3. Stitch pulled through bead: There is no need with this technique to thread the beads first. You will need a fine crochet hook (I usually use a 13 or 14) that can go through the hole in the bead and pull the yarn through. Practice before using this technique. Knit to the stitch where you want the bead. Put the bead on the crochet hook. Take the stitch off the needle, put the hook through the stitch and pull the stitch through the hook and the bead. I find I have to keep tension on the stitch to keep the yarn from splitting. Place the stitch back on the left knitting needle and knit or purl it according to your stitch pattern. This technique allows you to place beads anywhere, they lie straight and you don’t have to thread the beads in advance. The bead also shows on both sides. However, it can be tricky to pull the stitch up through the bead and it disrupts the rhythm of knitting. This works well when you do not have a lot of beads to place.

Tips for Knitting with Beads

1. If you are threading the beads first and you want a particular pattern to the bead placement in your knitting then note the last bead you thread will be the first bead that you will place. Thus, if you are using a chart you will need to read it backwards to thread the beads in the right order.
2. There are always a few defective beads that break or are too small to thread.
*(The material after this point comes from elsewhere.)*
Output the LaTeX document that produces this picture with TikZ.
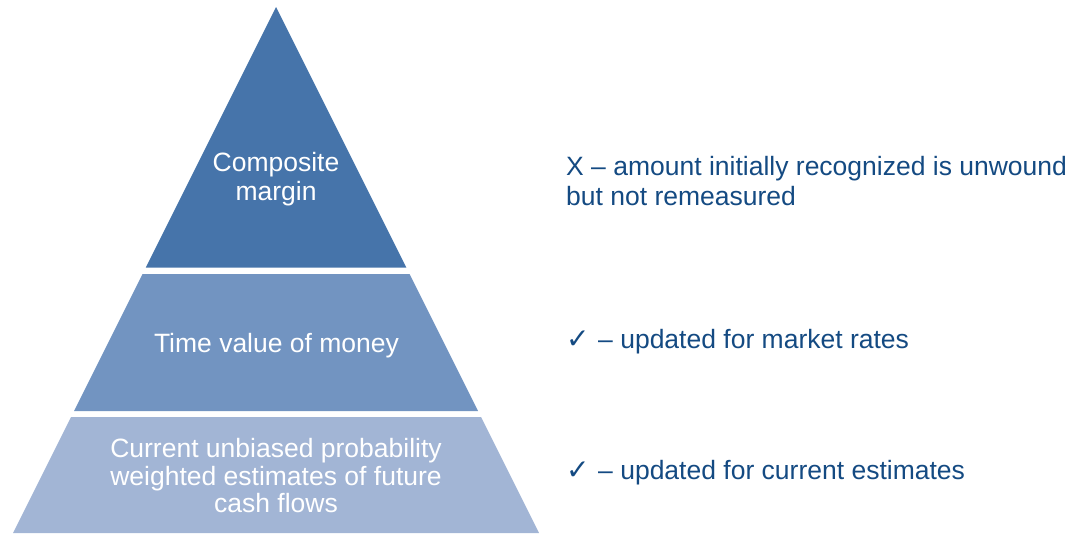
\documentclass[tikz,border=0pt]{standalone}
\usepackage{fontspec}
\setmainfont{Liberation Sans}
\newfontfamily\symfont{DejaVu Sans}
\definecolor{tierA}{HTML}{4674AA}
\definecolor{tierB}{HTML}{7294C1}
\definecolor{tierC}{HTML}{A2B5D5}
\definecolor{notecol}{HTML}{144A82}
\begin{document}
\begin{tikzpicture}[x=1pt,y=-1pt,
  tiertext/.style={text=white,align=center,inner sep=0pt,
    font=\fontsize{26.5}{27.5}\selectfont},
  notetext/.style={text=notecol,align=left,inner sep=0pt,
    font=\fontsize{26.5}{30}\selectfont},
  checkmark/.style={text=notecol,inner sep=0pt,
    font=\symfont\bfseries\fontsize{28}{28}\selectfont}]
\useasboundingbox (0,0) rectangle (1086,533);
% three tiers of the pyramid
\fill[tierA] (276,7) -- (406.25,267.5) -- (145.75,267.5) -- cycle;
\fill[tierB] (142.5,274) -- (409.5,274) -- (478,411) -- (74,411) -- cycle;
\fill[tierC] (71,417) -- (481,417) -- (539,533) -- (13,533) -- cycle;
% tier labels
\node[tiertext,anchor=north,font=\fontsize{26.5}{29}\selectfont] (margin) at (276,152)
  {Composite\\margin};
\node[tiertext,anchor=base] (money) at (276.5,352) {Time value of money};
\node[tiertext,anchor=north] (flows) at (276,438.4)
  {Current unbiased probability\\weighted estimates of future\\cash flows};
% remarks on each tier
\node[notetext,anchor=north west] (noteA) at (566,155.7)
  {X -- amount initially recognized is unwound\\but not remeasured};
\node[checkmark,anchor=base west] (checkB) at (566,348) {✓};
\node[notetext,anchor=base west] (noteB) at (598,348) {-- updated for market rates};
\node[checkmark,anchor=base west] (checkC) at (566,479) {✓};
\node[notetext,anchor=base west] (noteC) at (598,479) {-- updated for current estimates};
\end{tikzpicture}
\end{document}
Allow for some waste in buying your beads.
Bags-another good way to knit with beads

3. Use smooth yarns or threads that have some strength. Moving beads along can cause weak yarns to thin and break. The best yarns are mercerized cotton, silk or silk blends, linen and higher twisted yarns.  Lumpy yarns are difficult to get through beads and the beads do not slide well as you are kitting. You can always intersperse novelty yarns with smooth yarns if you want some texture.

4. The hole in the bead needs to be big enough for the thread to slide smoothly but not too loose or the bead will disappear in the knitting.

5. If you have problems with the bead sliding to the back of the work, twist the stitch with the bead by knitting or purling into the back of the stitch on the next row.
6. Beads add weight to the fabric. Keep this in mind when designing with beads.
7. A dental floss threader is great for threading beads on yarn. Also if the thread is a bit thick you can use a thin nylon thread on the needle and loop the yarn through that. Then you do not have to pull a double thickness of yarn through the bead.